◆ Collected material

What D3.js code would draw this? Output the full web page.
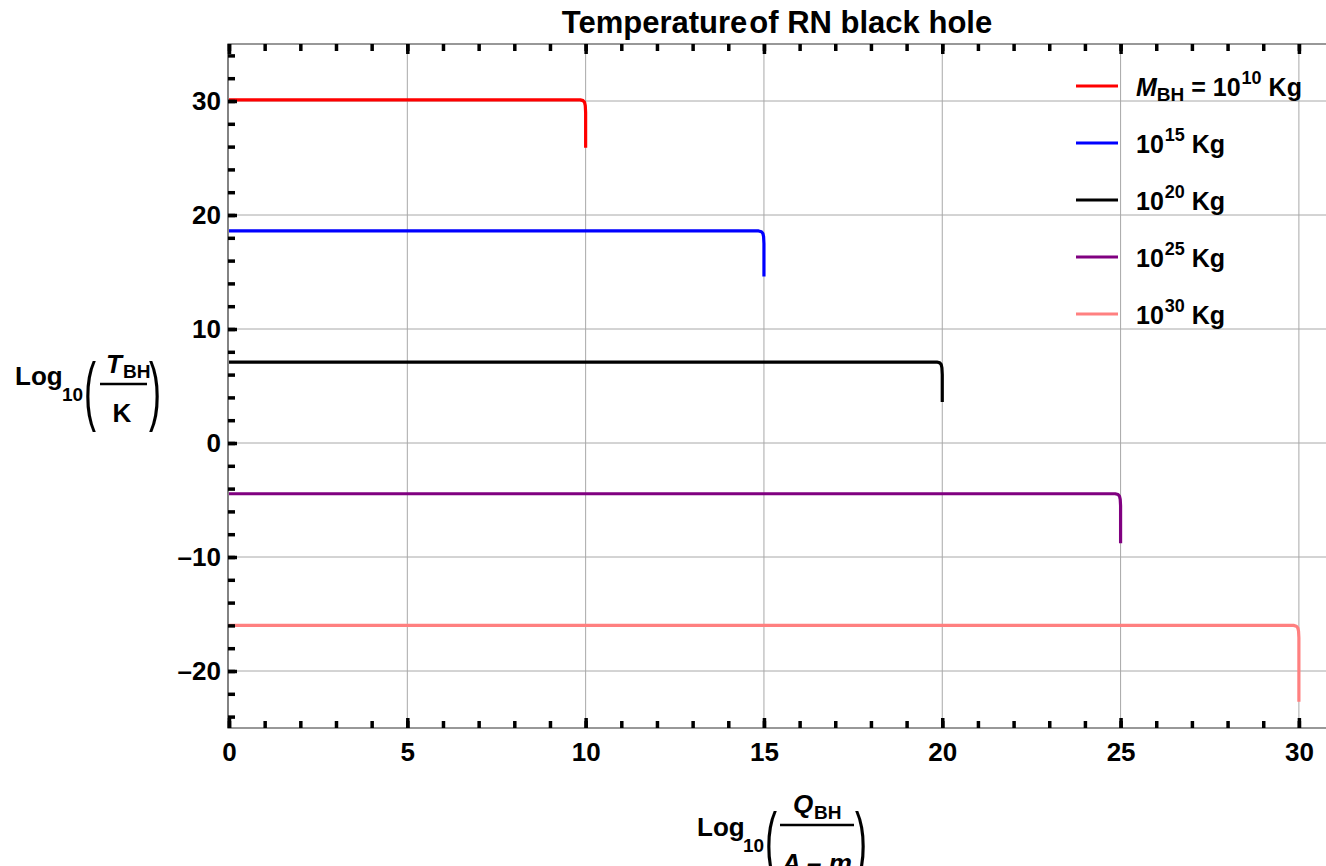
<!DOCTYPE html>
<html>
<head>
<meta charset="utf-8">
<script src="https://cdn.jsdelivr.net/npm/d3@7"></script>
<style>
  body { margin: 0; background: #fff; }
  text { font-family: "Liberation Sans", Arial, sans-serif; font-weight: bold; fill: #000; }
</style>
</head>
<body>
<div id="chart"></div>
<script>
// tick values
var xMajor = [0, 5, 10, 15, 20, 25, 30];
var xMinor = d3.range(0, 31, 1);
var yMajor = [-20, -10, 0, 10, 20, 30];
var yMinor = d3.range(-24, 35, 2);

// curves: [log10 Q, log10 T]
var m10 = [[0, 30.1], [9.85, 30.1], [9.93, 30.03], [9.97, 29.88], [9.99, 29.6], [10, 29.0], [10, 25.9]];
var m15 = [[0, 18.6], [14.85, 18.6], [14.93, 18.53], [14.97, 18.38], [14.99, 18.1], [15, 17.5], [15, 14.6]];
var m20 = [[0, 7.1], [19.85, 7.1], [19.93, 7.03], [19.97, 6.88], [19.99, 6.6], [20, 6.0], [20, 3.6]];
var m25 = [[0, -4.45], [24.85, -4.45], [24.93, -4.52], [24.97, -4.67], [24.99, -4.95], [25, -5.5], [25, -8.8]];
var m30 = [[0, -16.0], [29.85, -16.0], [29.93, -16.07], [29.97, -16.22], [29.99, -16.5], [30, -17.1], [30, -22.7]];

var exponents = ["10", "15", "20", "25", "30"];
var colors = ["#ff0000", "#0000ff", "#000000", "#800080", "#ff8080"];
var series = [m10, m15, m20, m25, m30];

var W = 1326, H = 866;
var plotLeft = 228, plotTop = 44, plotBottom = 728, plotRight = 1326;

var svg = d3.select("#chart").append("svg")
    .attr("width", W)
    .attr("height", H);

var x = d3.scaleLinear().domain([0, 30.76]).range([229, plotRight]);
var y = d3.scaleLinear().domain([-25, 35]).range([plotBottom, plotTop]);

// grid
svg.append("g")
    .selectAll("line")
    .data(xMajor.slice(1))
    .enter()
    .append("line")
        .attr("x1", function(d) { return x(d); })
        .attr("x2", function(d) { return x(d); })
        .attr("y1", plotTop)
        .attr("y2", plotBottom)
        .style("stroke", "#a8a8a8")
        .style("stroke-width", 1);

svg.append("g")
    .selectAll("line")
    .data(yMajor)
    .enter()
    .append("line")
        .attr("x1", plotLeft)
        .attr("x2", plotRight)
        .attr("y1", function(d) { return y(d); })
        .attr("y2", function(d) { return y(d); })
        .style("stroke", "#a8a8a8")
        .style("stroke-width", 1);

// curves
var line = d3.line()
    .x(function(d) { return x(d[0]); })
    .y(function(d) { return y(d[1]); });

svg.append("g")
    .selectAll("path")
    .data(series)
    .enter()
    .append("path")
        .attr("d", line)
        .style("fill", "none")
        .style("stroke", function(d, i) { return colors[i]; })
        .style("stroke-width", 3.2)
        .style("stroke-linejoin", "round");

// frame
svg.append("path")
    .attr("d", "M" + plotRight + "," + plotTop + "H" + plotLeft + "V" + plotBottom + "H" + plotRight)
    .style("fill", "none")
    .style("stroke", "#333")
    .style("stroke-width", 1.2);

// axes (ticks point inward)
function styleTicks(g) {
    g.select(".domain").remove();
    g.selectAll(".tick line").style("stroke", "#000").style("stroke-width", 3.5);
    g.selectAll(".tick text")
        .style("font-size", "26px")
        .style("font-family", "'Liberation Sans', Arial, sans-serif")
        .style("font-weight", "bold")
        .style("fill", "#000");
}

var fmt = function(d) { return d < 0 ? "\u2013" + Math.abs(d) : String(d); };

svg.append("g")
    .attr("transform", "translate(0," + plotBottom + ")")
    .call(d3.axisBottom(x).tickValues(xMinor).tickSize(-7).tickSizeOuter(0).tickFormat(""))
    .call(styleTicks);
svg.append("g")
    .attr("transform", "translate(0," + plotBottom + ")")
    .call(d3.axisBottom(x).tickValues(xMajor).tickSize(-10).tickSizeOuter(0).tickPadding(15).tickFormat(fmt))
    .call(styleTicks);

svg.append("g")
    .attr("transform", "translate(0," + plotTop + ")")
    .call(d3.axisTop(x).tickValues(xMinor).tickSize(-7).tickSizeOuter(0).tickFormat(""))
    .call(styleTicks);
svg.append("g")
    .attr("transform", "translate(0," + plotTop + ")")
    .call(d3.axisTop(x).tickValues(xMajor).tickSize(-10).tickSizeOuter(0).tickFormat(""))
    .call(styleTicks);

svg.append("g")
    .attr("transform", "translate(" + plotLeft + ",0)")
    .call(d3.axisLeft(y).tickValues(yMinor).tickSize(-7).tickSizeOuter(0).tickFormat(""))
    .call(styleTicks);
svg.append("g")
    .attr("transform", "translate(" + plotLeft + ",0)")
    .call(d3.axisLeft(y).tickValues(yMajor).tickSize(-9).tickSizeOuter(0).tickPadding(7).tickFormat(fmt))
    .call(styleTicks);

// title
var title = svg.append("text")
    .attr("x", 777)
    .attr("y", 33)
    .attr("text-anchor", "middle")
    .style("font-size", "31px");
title.append("tspan").text("Temperature");
title.append("tspan").attr("dx", 2).text("of RN black hole");

// y label
var yl = svg.append("g");
yl.append("text").attr("x", 15).attr("y", 385).style("font-size", "26px").text("Log");
yl.append("text").attr("x", 62).attr("y", 401).style("font-size", "19px").text("10");
yl.append("text").attr("transform", "translate(84,416) scale(1,2.1)").style("font-size", "36px").style("font-weight", "normal").text("(");
yl.append("text").attr("transform", "translate(149,416) scale(1,2.1)").style("font-size", "36px").style("font-weight", "normal").text(")");
yl.append("line").attr("x1", 100).attr("x2", 147).attr("y1", 384).attr("y2", 384).style("stroke", "#000").style("stroke-width", 2.5);
yl.append("text").attr("x", 106).attr("y", 373).style("font-size", "26px").style("font-style", "italic").text("T");
yl.append("text").attr("x", 123).attr("y", 378).style("font-size", "19px").text("BH");
yl.append("text").attr("x", 122).attr("y", 422).attr("text-anchor", "middle").style("font-size", "26px").text("K");

// x label
var xl = svg.append("g");
xl.append("text").attr("x", 697).attr("y", 836).style("font-size", "26px").text("Log");
xl.append("text").attr("x", 743).attr("y", 852).style("font-size", "19px").text("10");
xl.append("text").attr("transform", "translate(765,866) scale(1,2.1)").style("font-size", "36px").style("font-weight", "normal").text("(");
xl.append("text").attr("transform", "translate(855,866) scale(1,2.1)").style("font-size", "36px").style("font-weight", "normal").text(")");
xl.append("line").attr("x1", 780).attr("x2", 854).attr("y1", 825).attr("y2", 825).style("stroke", "#000").style("stroke-width", 2.5);
xl.append("text").attr("x", 793).attr("y", 813).style("font-size", "26px").style("font-style", "italic").text("Q");
xl.append("text").attr("x", 814).attr("y", 819).style("font-size", "19px").text("BH");
xl.append("text").attr("x", 817).attr("y", 872).attr("text-anchor", "middle").style("font-size", "26px").style("font-style", "italic").text("A \u2013 m");

// legend
var lg = svg.append("g")
    .selectAll("g")
    .data(exponents)
    .enter()
    .append("g")
        .attr("transform", function(d, i) { return "translate(1076," + (86 + i * 57) + ")"; });

lg.append("line")
    .attr("x1", 0)
    .attr("x2", 42)
    .style("stroke", function(d, i) { return colors[i]; })
    .style("stroke-width", 3.2);

var lt = lg.append("text")
    .attr("x", 60)
    .attr("y", 9.5)
    .style("font-size", "25px");
lt.each(function(d, i) {
    var t = d3.select(this);
    if (i === 0) {
        t.append("tspan").style("font-style", "italic").text("M");
        t.append("tspan").attr("dy", 5).style("font-size", "19px").text("BH");
        t.append("tspan").attr("dy", -5).text(" = 10");
    } else {
        t.append("tspan").text("10");
    }
    t.append("tspan").attr("dy", -12).attr("dx", 1).style("font-size", "18px").text(d);
    t.append("tspan").attr("dy", 12).text(" Kg");
});
</script>
</body>
</html>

◆ Job
Write out an exact copy of the listing, first line through the line containing "d3.scaleLinear().domain([-25, 35]).range([plotBottom, plotTop]);", with the pictures left out.

◆ Reply
What D3.js code would draw this? Output the full web page.
<!DOCTYPE html>
<html>
<head>
<meta charset="utf-8">
<script src="https://cdn.jsdelivr.net/npm/d3@7"></script>
<style>
  body { margin: 0; background: #fff; }
  text { font-family: "Liberation Sans", Arial, sans-serif; font-weight: bold; fill: #000; }
</style>
</head>
<body>
<div id="chart"></div>
<script>
// tick values
var xMajor = [0, 5, 10, 15, 20, 25, 30];
var xMinor = d3.range(0, 31, 1);
var yMajor = [-20, -10, 0, 10, 20, 30];
var yMinor = d3.range(-24, 35, 2);

// curves: [log10 Q, log10 T]
var m10 = [[0, 30.1], [9.85, 30.1], [9.93, 30.03], [9.97, 29.88], [9.99, 29.6], [10, 29.0], [10, 25.9]];
var m15 = [[0, 18.6], [14.85, 18.6], [14.93, 18.53], [14.97, 18.38], [14.99, 18.1], [15, 17.5], [15, 14.6]];
var m20 = [[0, 7.1], [19.85, 7.1], [19.93, 7.03], [19.97, 6.88], [19.99, 6.6], [20, 6.0], [20, 3.6]];
var m25 = [[0, -4.45], [24.85, -4.45], [24.93, -4.52], [24.97, -4.67], [24.99, -4.95], [25, -5.5], [25, -8.8]];
var m30 = [[0, -16.0], [29.85, -16.0], [29.93, -16.07], [29.97, -16.22], [29.99, -16.5], [30, -17.1], [30, -22.7]];

var exponents = ["10", "15", "20", "25", "30"];
var colors = ["#ff0000", "#0000ff", "#000000", "#800080", "#ff8080"];
var series = [m10, m15, m20, m25, m30];

var W = 1326, H = 866;
var plotLeft = 228, plotTop = 44, plotBottom = 728, plotRight = 1326;

var svg = d3.select("#chart").append("svg")
    .attr("width", W)
    .attr("height", H);

var x = d3.scaleLinear().domain([0, 30.76]).range([229, plotRight]);
var y = d3.scaleLinear().domain([-25, 35]).range([plotBottom, plotTop]);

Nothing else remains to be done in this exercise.